- **Requirements**
Omit every picture and return the rest of the data unaltered.

* begin *

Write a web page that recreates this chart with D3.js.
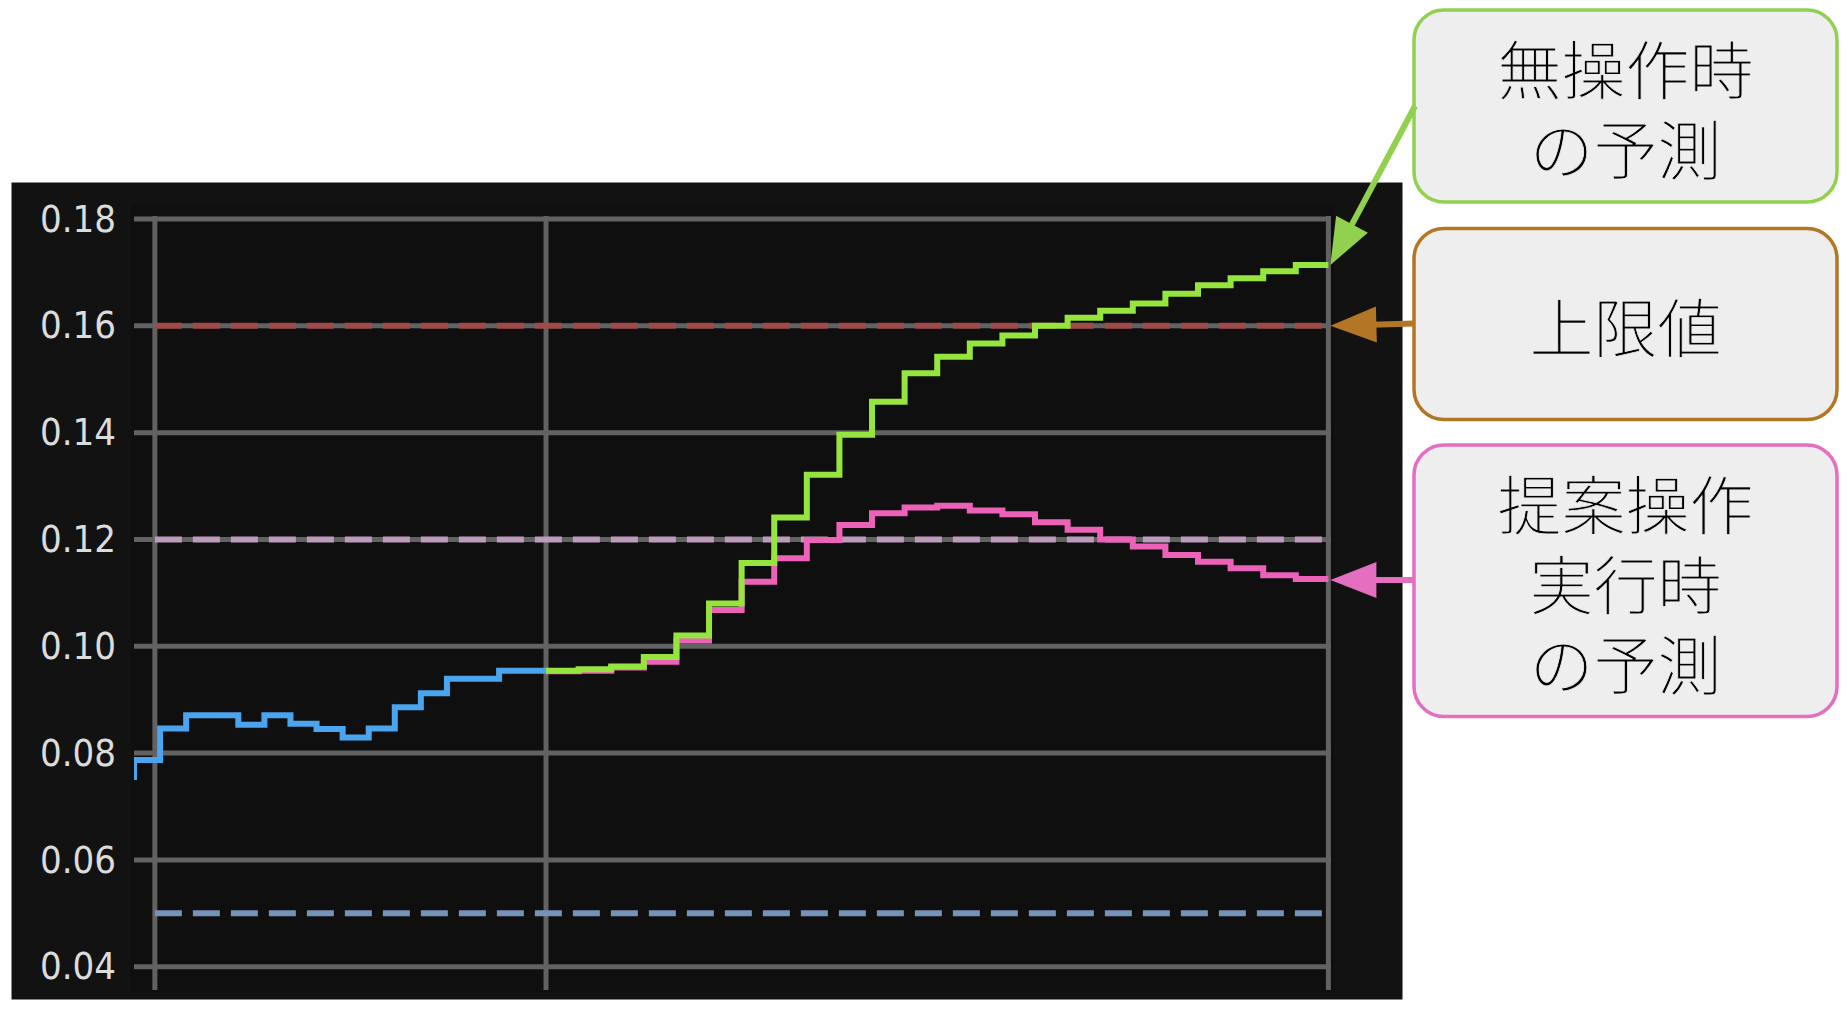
<!DOCTYPE html>
<html>
<head>
<meta charset="utf-8">
<script src="https://cdn.jsdelivr.net/npm/d3@7"></script>
<style>
  html, body { margin: 0; padding: 0; background: #fff; }
  svg { display: block; }
</style>
</head>
<body>
<div id="chart"></div>
<script>
// time in minutes, 0 = now
const pastTimes = [-67.2, -63.2, -59.2, -55.2, -51.2, -47.2, -43.2, -39.2, -35.2,
  -31.2, -27.2, -23.2, -19.2, -15.2, -11.2, -7.2, -3.2];
const pastValues = [0.0755, 0.0787, 0.0846, 0.0871, 0.0871, 0.0853, 0.0871, 0.0855, 0.0845,
  0.0829, 0.0846, 0.0886, 0.0912, 0.0939, 0.0939, 0.0954, 0.0954];

const futureTimes = [0, 5, 10, 15, 20, 25, 30, 35, 40, 45, 50, 55,
  60, 65, 70, 75, 80, 85, 90, 95, 100, 105, 110, 115];
const noActionValues = [0.0954, 0.0957, 0.0962, 0.0980, 0.1020, 0.1080, 0.1156, 0.1241,
  0.1321, 0.1396, 0.1458, 0.1511, 0.1542, 0.1567, 0.1582, 0.1600,
  0.1615, 0.1628, 0.1642, 0.1660, 0.1676, 0.1689, 0.1702, 0.1714];
const proposedValues = [0.0953, 0.0954, 0.0960, 0.0971, 0.1011, 0.1068, 0.1121, 0.1165,
  0.1199, 0.1227, 0.1249, 0.1260, 0.1263, 0.1254, 0.1247, 0.1232,
  0.1218, 0.1200, 0.1187, 0.1171, 0.1158, 0.1146, 0.1133, 0.1126];

const yTicks = [0.04, 0.06, 0.08, 0.10, 0.12, 0.14, 0.16, 0.18];
const xGrid = [-60, 0, 120];
const endTime = 120;

const refLines = [
  { value: 0.16, color: "#a04a4a" },   // 上限値
  { value: 0.12, color: "#bb9cbc" },
  { value: 0.05, color: "#7792b8" }
];

const labels = [
  { lines: ["無操作時", "の予測"], color: "#92d050" },
  { lines: ["上限値"], color: "#b27624" },
  { lines: ["提案操作", "実行時", "の予測"], color: "#e46fc1" }
];

const width = 1848;
const height = 1012;

const svg = d3.select("#chart").append("svg")
  .attr("width", width)
  .attr("height", height);

// dark panel
svg.append("rect")
  .attr("x", 11.5).attr("y", 182.5)
  .attr("width", 1391).attr("height", 817)
  .attr("fill", "#121212");
svg.append("rect")
  .attr("x", 131).attr("y", 205)
  .attr("width", 1203).attr("height", 787)
  .attr("fill", "#0f0f0f");

const x = d3.scaleLinear().domain([-63.2, 120.4]).range([134, 1331]);
const y = d3.scaleLinear().domain([0.04, 0.18]).range([966.7, 219]);

const g = svg.append("g");

// grid
g.selectAll(".hgrid").data(yTicks).enter().append("line")
  .attr("class", "hgrid")
  .attr("x1", x.range()[0]).attr("x2", x.range()[1])
  .attr("y1", (d) => y(d)).attr("y2", (d) => y(d))
  .attr("stroke", "#626262")
  .attr("stroke-width", 5);

g.selectAll(".vgrid").data(xGrid).enter().append("line")
  .attr("class", "vgrid")
  .attr("x1", (d) => x(d)).attr("x2", (d) => x(d))
  .attr("y1", 216).attr("y2", 990)
  .attr("stroke", "#626262")
  .attr("stroke-width", 5);

// reference dashed lines
g.selectAll(".ref").data(refLines).enter().append("line")
  .attr("class", "ref")
  .attr("x1", x(-60)).attr("x2", x(endTime))
  .attr("y1", (d) => y(d.value)).attr("y2", (d) => y(d.value))
  .attr("stroke", (d) => d.color)
  .attr("stroke-width", 6)
  .attr("stroke-dasharray", "27,11");

// y axis labels
const yAxis = g.append("g")
  .attr("transform", `translate(${x.range()[0]},0)`)
  .call(d3.axisLeft(y).tickValues(yTicks).tickFormat(d3.format(".2f")).tickSize(0).tickPadding(18));
yAxis.select(".domain").remove();
yAxis.selectAll("text")
  .attr("fill", "#dcdcdc")
  .style("font-family", "'DejaVu Sans Condensed', 'DejaVu Sans', sans-serif")
  .style("font-stretch", "condensed")
  .style("font-size", "38px");

// series
svg.append("clipPath").attr("id", "plotclip")
  .append("rect")
  .attr("x", x.range()[0]).attr("y", 200)
  .attr("width", x.range()[1] - x.range()[0]).attr("height", 800);

const line = d3.line()
  .x((d) => x(d[0]))
  .y((d) => y(d[1]))
  .curve(d3.curveStepAfter);

function steps(times, values, end) {
  const pts = times.map((t, i) => [t, values[i]]);
  pts.push([end, values[values.length - 1]]);
  return pts;
}

const series = [
  { pts: steps(pastTimes, pastValues, 0), color: "#4ba4ee" },
  { pts: steps(futureTimes, proposedValues, endTime), color: "#ec62b8" },
  { pts: steps(futureTimes, noActionValues, endTime), color: "#96e43e" }
];

g.append("g").attr("clip-path", "url(#plotclip)")
  .selectAll("path").data(series).enter().append("path")
  .attr("d", (d) => line(d.pts))
  .attr("fill", "none")
  .attr("stroke", (d) => d.color)
  .attr("stroke-width", 6)
  .attr("stroke-linejoin", "miter")
  .attr("stroke-linecap", "butt");

// annotation boxes
const boxX = 1414;
const boxW = 423;
const boxes = [
  { y: 10, h: 192 },
  { y: 228.5, h: 191 },
  { y: 445, h: 271.5 }
];

const ann = svg.append("g");
labels.forEach((lab, i) => {
  const b = boxes[i];
  ann.append("rect")
    .attr("x", boxX).attr("y", b.y)
    .attr("width", boxW).attr("height", b.h)
    .attr("rx", 30).attr("ry", 30)
    .attr("fill", "#eeeeee")
    .attr("stroke", lab.color)
    .attr("stroke-width", 3.5);
  const cy = b.y + b.h / 2;
  const n = lab.lines.length;
  const txt = ann.append("text")
    .attr("text-anchor", "middle")
    .attr("dominant-baseline", "central")
    .style("font-family", "'Noto Sans CJK JP', sans-serif")
    .style("font-size", "64px")
    .style("font-weight", 300)
    .attr("fill", "#000")
    .attr("stroke", "#eeeeee")
    .attr("stroke-width", 0.8);
  lab.lines.forEach((s, j) => {
    txt.append("tspan")
      .attr("x", boxX + boxW / 2)
      .attr("y", cy + (j - (n - 1) / 2) * 80)
      .text(s);
  });
});

// arrows from boxes to line ends
function arrow(from, tip, color) {
  const dx = tip[0] - from[0];
  const dy = tip[1] - from[1];
  const len = Math.sqrt(dx * dx + dy * dy);
  const ux = dx / len, uy = dy / len;
  const headLen = 46, halfW = 18;
  const bx = tip[0] - ux * headLen, by = tip[1] - uy * headLen;
  ann.append("line")
    .attr("x1", from[0]).attr("y1", from[1])
    .attr("x2", bx + ux * 4).attr("y2", by + uy * 4)
    .attr("stroke", color)
    .attr("stroke-width", 6);
  ann.append("polygon")
    .attr("points", [
      [tip[0], tip[1]],
      [bx - uy * halfW, by + ux * halfW],
      [bx + uy * halfW, by - ux * halfW]
    ].map((p) => p.join(",")).join(" "))
    .attr("fill", color);
}

const tipX = x(endTime) + 2;
arrow([boxX + 1, boxes[0].y + boxes[0].h / 2], [tipX, y(noActionValues[noActionValues.length - 1])], labels[0].color);
arrow([boxX, boxes[1].y + boxes[1].h / 2 - 0.5], [tipX, y(0.16)], labels[1].color);
arrow([boxX, y(proposedValues[proposedValues.length - 1]) + 1], [tipX, y(proposedValues[proposedValues.length - 1]) + 1], labels[2].color);
</script>
</body>
</html>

* end *

- **Answer to this task**
Write a web page that recreates this chart with D3.js.
<!DOCTYPE html>
<html>
<head>
<meta charset="utf-8">
<script src="https://cdn.jsdelivr.net/npm/d3@7"></script>
<style>
  html, body { margin: 0; padding: 0; background: #fff; }
  svg { display: block; }
</style>
</head>
<body>
<div id="chart"></div>
<script>
// time in minutes, 0 = now
const pastTimes = [-67.2, -63.2, -59.2, -55.2, -51.2, -47.2, -43.2, -39.2, -35.2,
  -31.2, -27.2, -23.2, -19.2, -15.2, -11.2, -7.2, -3.2];
const pastValues = [0.0755, 0.0787, 0.0846, 0.0871, 0.0871, 0.0853, 0.0871, 0.0855, 0.0845,
  0.0829, 0.0846, 0.0886, 0.0912, 0.0939, 0.0939, 0.0954, 0.0954];

const futureTimes = [0, 5, 10, 15, 20, 25, 30, 35, 40, 45, 50, 55,
  60, 65, 70, 75, 80, 85, 90, 95, 100, 105, 110, 115];
const noActionValues = [0.0954, 0.0957, 0.0962, 0.0980, 0.1020, 0.1080, 0.1156, 0.1241,
  0.1321, 0.1396, 0.1458, 0.1511, 0.1542, 0.1567, 0.1582, 0.1600,
  0.1615, 0.1628, 0.1642, 0.1660, 0.1676, 0.1689, 0.1702, 0.1714];
const proposedValues = [0.0953, 0.0954, 0.0960, 0.0971, 0.1011, 0.1068, 0.1121, 0.1165,
  0.1199, 0.1227, 0.1249, 0.1260, 0.1263, 0.1254, 0.1247, 0.1232,
  0.1218, 0.1200, 0.1187, 0.1171, 0.1158, 0.1146, 0.1133, 0.1126];

const yTicks = [0.04, 0.06, 0.08, 0.10, 0.12, 0.14, 0.16, 0.18];
const xGrid = [-60, 0, 120];
const endTime = 120;

const refLines = [
  { value: 0.16, color: "#a04a4a" },   // 上限値
  { value: 0.12, color: "#bb9cbc" },
  { value: 0.05, color: "#7792b8" }
];

const labels = [
  { lines: ["無操作時", "の予測"], color: "#92d050" },
  { lines: ["上限値"], color: "#b27624" },
  { lines: ["提案操作", "実行時", "の予測"], color: "#e46fc1" }
];

const width = 1848;
const height = 1012;

const svg = d3.select("#chart").append("svg")
  .attr("width", width)
  .attr("height", height);

// dark panel
svg.append("rect")
  .attr("x", 11.5).attr("y", 182.5)
  .attr("width", 1391).attr("height", 817)
  .attr("fill", "#121212");
svg.append("rect")
  .attr("x", 131).attr("y", 205)
  .attr("width", 1203).attr("height", 787)
  .attr("fill", "#0f0f0f");

const x = d3.scaleLinear().domain([-63.2, 120.4]).range([134, 1331]);
const y = d3.scaleLinear().domain([0.04, 0.18]).range([966.7, 219]);

const g = svg.append("g");

// grid
g.selectAll(".hgrid").data(yTicks).enter().append("line")
  .attr("class", "hgrid")
  .attr("x1", x.range()[0]).attr("x2", x.range()[1])
  .attr("y1", (d) => y(d)).attr("y2", (d) => y(d))
  .attr("stroke", "#626262")
  .attr("stroke-width", 5);

g.selectAll(".vgrid").data(xGrid).enter().append("line")
  .attr("class", "vgrid")
  .attr("x1", (d) => x(d)).attr("x2", (d) => x(d))
  .attr("y1", 216).attr("y2", 990)
  .attr("stroke", "#626262")
  .attr("stroke-width", 5);

// reference dashed lines
g.selectAll(".ref").data(refLines).enter().append("line")
  .attr("class", "ref")
  .attr("x1", x(-60)).attr("x2", x(endTime))
  .attr("y1", (d) => y(d.value)).attr("y2", (d) => y(d.value))
  .attr("stroke", (d) => d.color)
  .attr("stroke-width", 6)
  .attr("stroke-dasharray", "27,11");

// y axis labels
const yAxis = g.append("g")
  .attr("transform", `translate(${x.range()[0]},0)`)
  .call(d3.axisLeft(y).tickValues(yTicks).tickFormat(d3.format(".2f")).tickSize(0).tickPadding(18));
yAxis.select(".domain").remove();
yAxis.selectAll("text")
  .attr("fill", "#dcdcdc")
  .style("font-family", "'DejaVu Sans Condensed', 'DejaVu Sans', sans-serif")
  .style("font-stretch", "condensed")
  .style("font-size", "38px");

// series
svg.append("clipPath").attr("id", "plotclip")
  .append("rect")
  .attr("x", x.range()[0]).attr("y", 200)
  .attr("width", x.range()[1] - x.range()[0]).attr("height", 800);

const line = d3.line()
  .x((d) => x(d[0]))
  .y((d) => y(d[1]))
  .curve(d3.curveStepAfter);

function steps(times, values, end) {
  const pts = times.map((t, i) => [t, values[i]]);
  pts.push([end, values[values.length - 1]]);
  return pts;
}

const series = [
  { pts: steps(pastTimes, pastValues, 0), color: "#4ba4ee" },
  { pts: steps(futureTimes, proposedValues, endTime), color: "#ec62b8" },
  { pts: steps(futureTimes, noActionValues, endTime), color: "#96e43e" }
];

g.append("g").attr("clip-path", "url(#plotclip)")
  .selectAll("path").data(series).enter().append("path")
  .attr("d", (d) => line(d.pts))
  .attr("fill", "none")
  .attr("stroke", (d) => d.color)
  .attr("stroke-width", 6)
  .attr("stroke-linejoin", "miter")
  .attr("stroke-linecap", "butt");

// annotation boxes
const boxX = 1414;
const boxW = 423;
const boxes = [
  { y: 10, h: 192 },
  { y: 228.5, h: 191 },
  { y: 445, h: 271.5 }
];

const ann = svg.append("g");
labels.forEach((lab, i) => {
  const b = boxes[i];
  ann.append("rect")
    .attr("x", boxX).attr("y", b.y)
    .attr("width", boxW).attr("height", b.h)
    .attr("rx", 30).attr("ry", 30)
    .attr("fill", "#eeeeee")
    .attr("stroke", lab.color)
    .attr("stroke-width", 3.5);
  const cy = b.y + b.h / 2;
  const n = lab.lines.length;
  const txt = ann.append("text")
    .attr("text-anchor", "middle")
    .attr("dominant-baseline", "central")
    .style("font-family", "'Noto Sans CJK JP', sans-serif")
    .style("font-size", "64px")
    .style("font-weight", 300)
    .attr("fill", "#000")
    .attr("stroke", "#eeeeee")
    .attr("stroke-width", 0.8);
  lab.lines.forEach((s, j) => {
    txt.append("tspan")
      .attr("x", boxX + boxW / 2)
      .attr("y", cy + (j - (n - 1) / 2) * 80)
      .text(s);
  });
});

// arrows from boxes to line ends
function arrow(from, tip, color) {
  const dx = tip[0] - from[0];
  const dy = tip[1] - from[1];
  const len = Math.sqrt(dx * dx + dy * dy);
  const ux = dx / len, uy = dy / len;
  const headLen = 46, halfW = 18;
  const bx = tip[0] - ux * headLen, by = tip[1] - uy * headLen;
  ann.append("line")
    .attr("x1", from[0]).attr("y1", from[1])
    .attr("x2", bx + ux * 4).attr("y2", by + uy * 4)
    .attr("stroke", color)
    .attr("stroke-width", 6);
  ann.append("polygon")
    .attr("points", [
      [tip[0], tip[1]],
      [bx - uy * halfW, by + ux * halfW],
      [bx + uy * halfW, by - ux * halfW]
    ].map((p) => p.join(",")).join(" "))
    .attr("fill", color);
}

const tipX = x(endTime) + 2;
arrow([boxX + 1, boxes[0].y + boxes[0].h / 2], [tipX, y(noActionValues[noActionValues.length - 1])], labels[0].color);
arrow([boxX, boxes[1].y + boxes[1].h / 2 - 0.5], [tipX, y(0.16)], labels[1].color);
arrow([boxX, y(proposedValues[proposedValues.length - 1]) + 1], [tipX, y(proposedValues[proposedValues.length - 1]) + 1], labels[2].color);
</script>
</body>
</html>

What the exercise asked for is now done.